A literal answer to the question is, report the suspicion to the prosecutor's office, and especially explain why you believe that there was perjury. That addresses the matter of "how to charge with perjury" – like all crimes, the state makes a decision.
There is a secondary issue in that the question presupposes that the officer perjured himself. That is not an observable fact, that is a legal conclusion that has to be based on some set of observable facts. We can presume that the officer testified that A happened. No (presently known) fact suggests that A did not happen. In order for the testimony to be perjury, it must first be false (not yet established). Second, it must be established that the officer knew that the statement was false, again, there is no evidence of that.

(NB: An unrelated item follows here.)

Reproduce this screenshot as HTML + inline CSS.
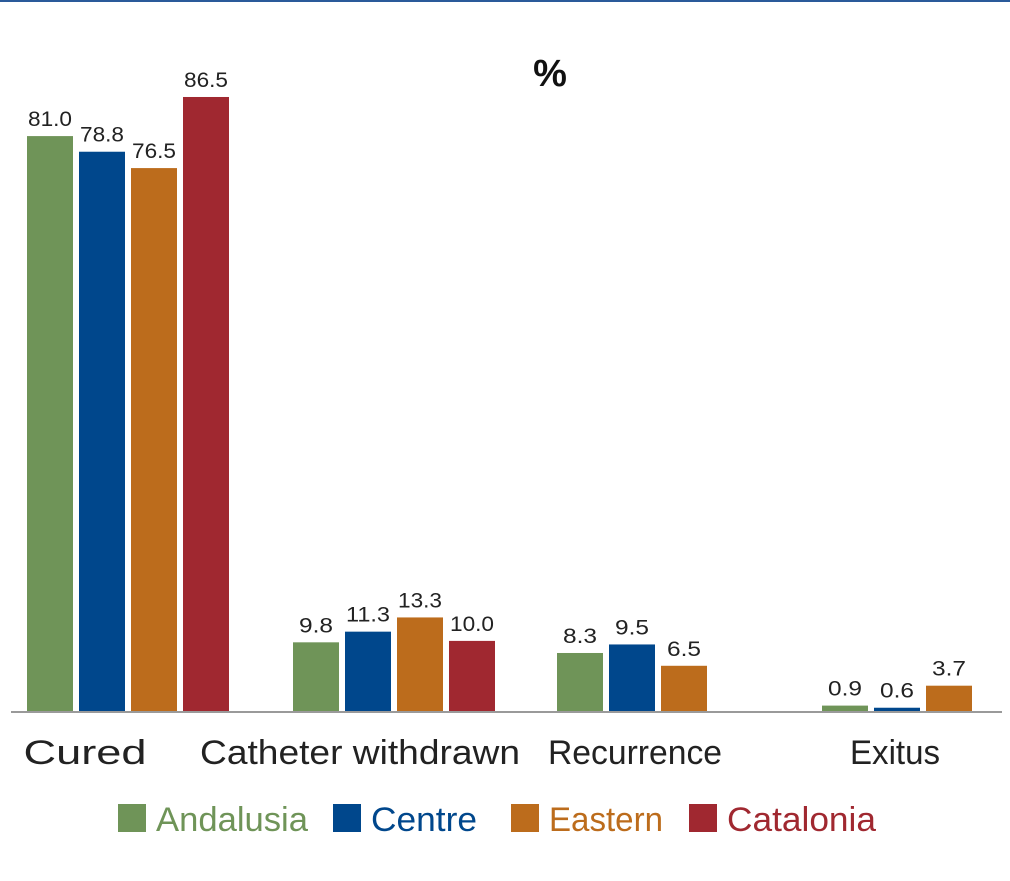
<!DOCTYPE html>
<html><head><meta charset="utf-8"><style>
html,body{margin:0;padding:0;background:#fff;}
svg{display:block;font-family:"Liberation Sans",sans-serif;}
</style></head><body>
<svg id="chart" width="1010" height="881" viewBox="0 0 1010 881">
<rect x="0" y="0" width="1010" height="2" fill="#2a5a9a"/>
<text x="550" y="86" text-anchor="middle" font-size="38" font-weight="bold" fill="#111">%</text>
<g id="bars"></g>
<line x1="11" y1="712" x2="1002" y2="712" stroke="#9a9a9a" stroke-width="2"/>
<g id="cats"></g>
<g id="legend"></g>
</svg>
<script>
const categories = ["Cured", "Catheter withdrawn", "Recurrence", "Exitus"];
const seriesNames = ["Andalusia", "Centre", "Eastern", "Catalonia"];
const andalusia = [81.0, 9.8, 8.3, 0.9];
const centre = [78.8, 11.3, 9.5, 0.6];
const eastern = [76.5, 13.3, 6.5, 3.7];
const catalonia = [86.5, 10.0, null, null];
const colors = ["#6f9458", "#00478c", "#bc6c1c", "#a02830"];
const series = [andalusia, centre, eastern, catalonia];
const NS = "http://www.w3.org/2000/svg";
const baseY = 712, scale = 7.11;
function yPos(v){ return baseY - v*scale; }
const groupX = [27, 293, 557, 822];
const catCenters = [85, 360, 635, 895];
const catWidths = [123, 320, 174, 90];
function xPos(ci, si){ return groupX[ci] + si*52; }
const bw = 46;
const gb = document.getElementById('bars');
categories.forEach((c, ci) => {
  series.forEach((s, si) => {
    const v = s[ci];
    if (v === null || v === undefined) return;
    const r = document.createElementNS(NS, 'rect');
    r.setAttribute('x', xPos(ci, si));
    r.setAttribute('y', yPos(v));
    r.setAttribute('width', bw);
    r.setAttribute('height', baseY - yPos(v));
    r.setAttribute('fill', colors[si]);
    
    
    gb.appendChild(r);
    const t = document.createElementNS(NS, 'text');
    t.setAttribute('x', xPos(ci, si) + bw/2);
    t.setAttribute('y', yPos(v) - 10);
    t.setAttribute('text-anchor', 'middle');
    t.setAttribute('font-size', '21');
    t.setAttribute('fill', '#222');
    t.setAttribute('textLength', v >= 10 ? '44' : '34');
    t.setAttribute('lengthAdjust', 'spacingAndGlyphs');
    
    
    t.textContent = v.toFixed(1);
    gb.appendChild(t);
  });
  const t = document.createElementNS(NS, 'text');
  t.setAttribute('x', catCenters[ci]);
  t.setAttribute('y', 764);
  t.setAttribute('text-anchor', 'middle');
  t.setAttribute('font-size', '34');
  t.setAttribute('fill', '#222');
  t.setAttribute('textLength', catWidths[ci]);
  t.setAttribute('lengthAdjust', 'spacingAndGlyphs');
  
  
  t.textContent = c;
  document.getElementById('cats').appendChild(t);
});
const legX = [118, 333, 511, 689];
const legW = [152, 106, 114, 149];
const gl = document.getElementById('legend');
seriesNames.forEach((n, i) => {
  const r = document.createElementNS(NS, 'rect');
  r.setAttribute('x', legX[i]); r.setAttribute('y', 804);
  r.setAttribute('width', 28); r.setAttribute('height', 28);
  r.setAttribute('fill', colors[i]);
  
  
  gl.appendChild(r);
  const t = document.createElementNS(NS, 'text');
  t.setAttribute('x', legX[i] + 38); t.setAttribute('y', 831);
  t.setAttribute('font-size', '34');
  t.setAttribute('fill', colors[i]);
  t.setAttribute('textLength', legW[i]);
  t.setAttribute('lengthAdjust', 'spacingAndGlyphs');
  
  
  t.textContent = n;
  gl.appendChild(t);
});
</script>
</body></html>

A tertiary issue is whether there was reversible error in failing to provide the dashcam video (prejudice against the defendant). That is a sufficiently separate issue that it ought to be addressed as a different question, and the answer to that doesn't impinge on the perjury question. (Even if the failure to provide the video is not sufficient to reverse the conviction, it is certainly relevant to a fresh charge of perjury by the officer).
The fact that the defendant and officer have conflicting testimonies is not enough evidence to show that the officer's statement is untrue (leaving out the knowledge-of-untruth issue). If there is an objective fact about the content of the video, that could at least show whether the statement is clearly, or possibly, false.